The risk of embolization in cases of fungal endocarditis is very high; in fact, many authors recommend early surgical intervention in this situation to avoid neurological complications.[12]

PW-TDI is an echocardiographic technique, introduced by Isaaz et al.,[13] and Mc-Dicken et al.,[14] in the early 1990s, with a high temporal resolution.

It permits to obtain high-quality Doppler signals and a rapid quantitation of velocity, acceleration, and displacement of different ventricular wall segments.
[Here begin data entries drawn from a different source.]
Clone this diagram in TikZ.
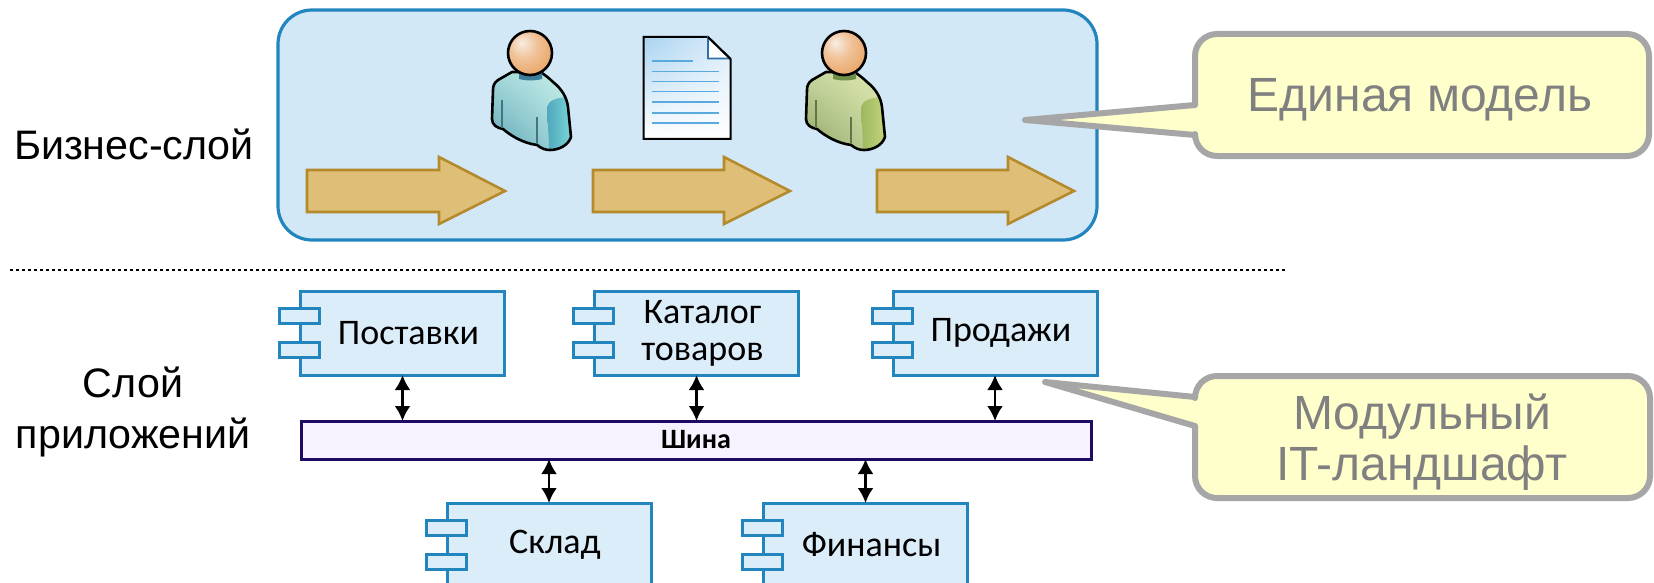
\documentclass[tikz,border=0pt]{standalone}
\usepackage{xcolor}
\usepackage{fontspec}
\setmainfont{Liberation Sans}
\newfontfamily\calibriFont{Carlito}
\usetikzlibrary{arrows.meta,calc,shadings}
\definecolor{layerFill}{HTML}{D2E8F7}
\definecolor{layerLine}{HTML}{2285BE}
\definecolor{compFill}{HTML}{DCEDFA}
\definecolor{busFill}{HTML}{F8F2FF}
\definecolor{busLine}{HTML}{1F0A63}
\definecolor{flowFill}{HTML}{DFBF77}
\definecolor{flowLine}{HTML}{B48A2C}
\definecolor{noteFill}{HTML}{FFFFCC}
\definecolor{noteLine}{HTML}{A6A6A6}
\definecolor{noteText}{HTML}{808080}
\definecolor{docLine}{HTML}{5AAAE0}
\definecolor{docCorner}{HTML}{A9D3F0}
\definecolor{docEdge}{HTML}{2F6FA8}
\definecolor{headLight}{HTML}{F8EDE3}
\definecolor{headMid}{HTML}{F0C298}
\definecolor{headDark}{HTML}{E6984F}
\definecolor{headRim}{HTML}{D5843F}
\definecolor{tealDark}{HTML}{5FA5B5}
\definecolor{tealMid}{HTML}{A5D9DC}
\definecolor{tealLight}{HTML}{C8F0E8}
\definecolor{tealSleeveA}{HTML}{4FA8BC}
\definecolor{tealSleeveB}{HTML}{7EDADB}
\definecolor{tealNeck}{HTML}{3A7F9A}
\definecolor{greenDark}{HTML}{8FA565}
\definecolor{greenMid}{HTML}{C6D6A0}
\definecolor{greenLight}{HTML}{E0E8B0}
\definecolor{greenSleeveA}{HTML}{9DB860}
\definecolor{greenSleeveB}{HTML}{C8D880}
\definecolor{greenNeck}{HTML}{6F8F48}
\pgfdeclareradialshading{headBall}{\pgfpoint{-10bp}{12bp}}{%
  color(0bp)=(headLight);
  color(16bp)=(headMid);
  color(42bp)=(headDark);
  color(70bp)=(headRim)}
\tikzset{
  compBox/.style={draw=layerLine,fill=compFill,line width=1.5pt,
    minimum width=102pt,minimum height=42pt,inner sep=0pt,outer sep=0pt},
  compTab/.style={draw=layerLine,fill=compFill,line width=1.5pt,
    minimum width=20pt,minimum height=7.5pt,inner sep=0pt,outer sep=0pt},
  compText/.style={align=center,font=\calibriFont\fontsize{18}{18.5}\selectfont},
  busBox/.style={draw=busLine,fill=busFill,line width=1.5pt,
    minimum width=395pt,minimum height=19pt,inner sep=0pt,outer sep=0pt,
    font=\calibriFont\bfseries\fontsize{14}{16}\selectfont},
  linkArrow/.style={{Latex[length=7.5pt,width=8pt]}-{Latex[length=7.5pt,width=8pt]},line width=1.3pt},
  flowArrow/.style={draw=flowLine,fill=flowFill,line width=1.3pt},
  noteShape/.style={draw=noteLine,fill=noteFill,line width=3pt,line join=round},
  noteLabel/.style={align=center,text=noteText,font=\fontsize{24}{25.5}\selectfont},
  layerLabel/.style={align=center,font=\fontsize{20.6}{25.5}\selectfont},
}
\newcommand{\aComponent}[4]{%
  % #1 the name of the node
  % #2 x of the centre
  % #3 y of the centre
  % #4 the text
  \node[compBox] (#1) at (#2,#3) {};
  \node[compTab] (#1TabA) at ([xshift=-51.5pt,yshift=8.7pt]#1.center) {};
  \node[compTab] (#1TabB) at ([xshift=-51.5pt,yshift=-8.6pt]#1.center) {};
  \node[compText] (#1Text) at ([xshift=3pt]#1.center) {#4};
}
\newcommand{\personOutline}{%
  (-18,19) -- (-32,27) .. controls (-36,30) and (-37,33) .. (-37,37)
  -- (-38,66) .. controls (-38,72) and (-33,75) .. (-27,76)
  .. controls (-20,82) and (-8,90) .. (7,92)
  .. controls (12,96) and (16,97) .. (20,97)
  .. controls (28,97) and (38,93) .. (41,84)
  -- (38,54) .. controls (37,45) and (32,36) .. (23,29)
  .. controls (19,25) and (16,23) .. (12,20) -- cycle}
\newcommand{\aPerson}[8]{%
  % #1 x of the head, #2 y of the head
  % #3 #4 #5 shirt, dark to light
  % #6 #7 sleeve, dark to light
  % #8 neck
  \begin{scope}[shift={(#1,#2)}]
    \path[shade,lower left=#3,upper left=#4,upper right=#5,lower right=#4] \personOutline;
    \begin{scope}
      \clip \personOutline;
      \path[left color=#6,right color=#7]
        (17,54) .. controls (19,47) and (27,44) .. (42,44)
        -- (44,98) -- (19,98) .. controls (19,80) and (17,65) .. (17,54) -- cycle;
    \end{scope}
    \draw[line width=1.3pt,line join=round] \personOutline;
    \draw[#3!70!black,line width=.6pt] (-28,47) -- (-28,75) (7,64) -- (7,91);
    \fill[#8] (-11,19) -- (-11,26) .. controls (-3,28) and (5,28) .. (12,26) -- (12,19) -- cycle;
    \draw[shade,line width=1.3pt,shading=headBall] (0,0) circle (22);
  \end{scope}
}
\begin{document}
\begin{tikzpicture}[x=.5pt,y=-.5pt]
  \useasboundingbox (0,0) rectangle (1654,583);
  \clip (0,0) rectangle (1654,583);
  % business layer
  \draw[draw=layerLine,fill=layerFill,line width=1.6pt,rounded corners=17pt] (278,10) rectangle (1097,240);
  \node[layerLabel] (bizLabel) at (134,144) {Бизнес-слой};
  \foreach \ax/\ah/\at in {307/439/505,593/724/790,877/1008/1074}{
    \draw[flowArrow] (\ax,170) -- (\ah,170) -- (\ah,157) -- (\at,191) -- (\ah,224) -- (\ah,212) -- (\ax,212) -- cycle;
  }
  \aPerson{530}{53}{tealDark}{tealMid}{tealLight}{tealSleeveA}{tealSleeveB}{tealNeck}
  \aPerson{844}{53}{greenDark}{greenMid}{greenLight}{greenSleeveA}{greenSleeveB}{greenNeck}
  % document
  \draw[shade,line width=1pt,line join=miter,upper left=docCorner,lower right=white,upper right=compFill,lower left=white]
    (643.5,37) -- (708,37) -- (730.5,59) -- (730.5,139) -- (643.5,139) -- cycle;
  \draw[draw=docEdge,fill=white,line width=.8pt] (708,37.5) -- (708,58.5) -- (730,58.5) -- cycle;
  \draw[black,line width=1pt] (708,37) -- (730.5,59);
  \draw[docLine,line width=.8pt] (652,61) -- (693,61);
  \foreach \ly in {71.7,81.7,91.7,102.3,113,123}{
    \draw[docLine,line width=.8pt] (652,\ly) -- (719,\ly);
  }
  % separator
  \draw[line width=1.4pt,dash pattern=on 1.5pt off 1.5pt] (10,270) -- (1286,270);
  % application layer
  \node[layerLabel] (appLabel) at (133,412) {Слой\\приложений};
  \aComponent{compSupply}{402.5}{333}{Поставки}
  \aComponent{compCatalog}{696.5}{333}{Каталог\\товаров}
  \aComponent{compSales}{995}{333}{Продажи}
  \aComponent{compStore}{549}{545}{Склад}
  \aComponent{compFinance}{865.5}{545}{Финансы}
  \node[busBox] (bus) at (696,440) {Шина};
  \draw[linkArrow] (compSupply.south) -- (compSupply.south |- bus.north);
  \draw[linkArrow] (compCatalog.south) -- (compCatalog.south |- bus.north);
  \draw[linkArrow] (compSales.south) -- (compSales.south |- bus.north);
  \draw[linkArrow] (compStore.north) -- (compStore.north |- bus.south);
  \draw[linkArrow] (compFinance.north) -- (compFinance.north |- bus.south);
  % notes
  \draw[noteShape] (1025,120) -- (1195,105) [rounded corners=11pt] -- (1195,34) -- (1649,34) -- (1649,156) -- (1195,156) [sharp corners] -- (1195,135) -- cycle;
  \node[noteLabel] (noteModel) at (1420,100) {Единая модель};
  \draw[noteShape] (1045,382) -- (1195,397) [rounded corners=11pt] -- (1195,376) -- (1650,376) -- (1650,498) -- (1195,498) [sharp corners] -- (1195,426) -- cycle;
  \node[noteLabel] (noteLandscape) at (1422,442) {Модульный\\IT-ландшафт};
\end{tikzpicture}
\end{document}
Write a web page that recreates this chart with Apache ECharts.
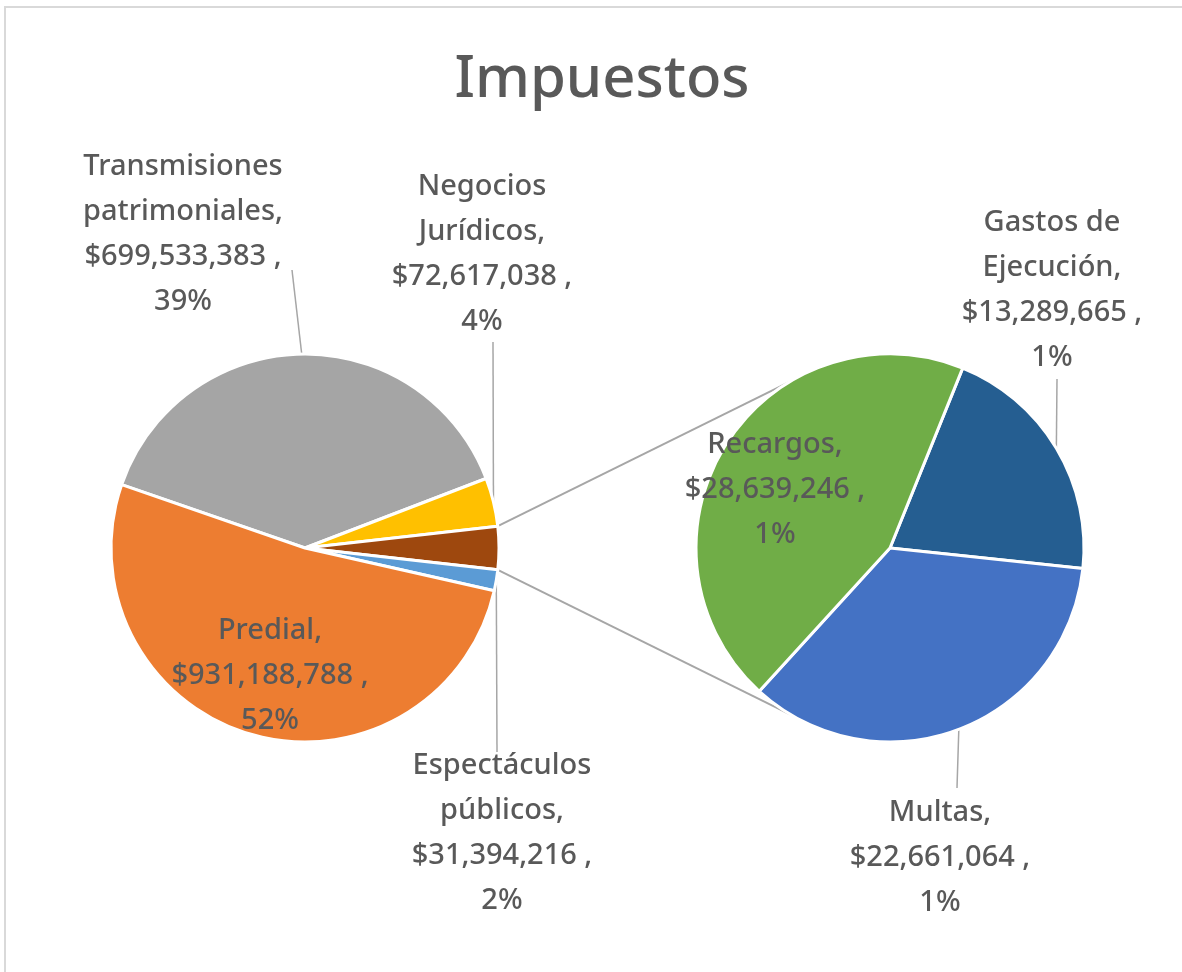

Moreover, PW-TDI is able to discriminate the fine movements of intracardiac masses, and in particular, to identify endocardial vegetations by their characteristic pattern of incoherent motion.[15]

This pattern is due to the free oscillation of an anomalous structure, with velocity and direction of movement independent from and completely different than the surrounding tissue and without any correlation to the cardiac cycle.

Although PW-TDI suffers from some limitations (the need for manually performed mapping; a limited spatial resolution; identification of anomalous structures may be difficult due to the superimposed color), in our opinion these critical cautions should not decrease its potential utility in clinical practice.

In our case, placing the PW-TDI sample volume at the level of the mitral valve vegetation, made it possible to precisely measure its motility, by means of the peak antegrade velocity: This was found to be about four times higher than that sampled at the lateral mitral annulus. Despite the absence of standardized criteria of increased velocity in the clinical practice, we hypothesize that PW-TDI might provide an adjunctive echocardiographic parameter for prediction of embolic risk in IE: the peak antegrade velocity recorded at the level of the vegetation.

However, before being adopted in clinical setting, this parameter should be validated by adequately powered prospective studies.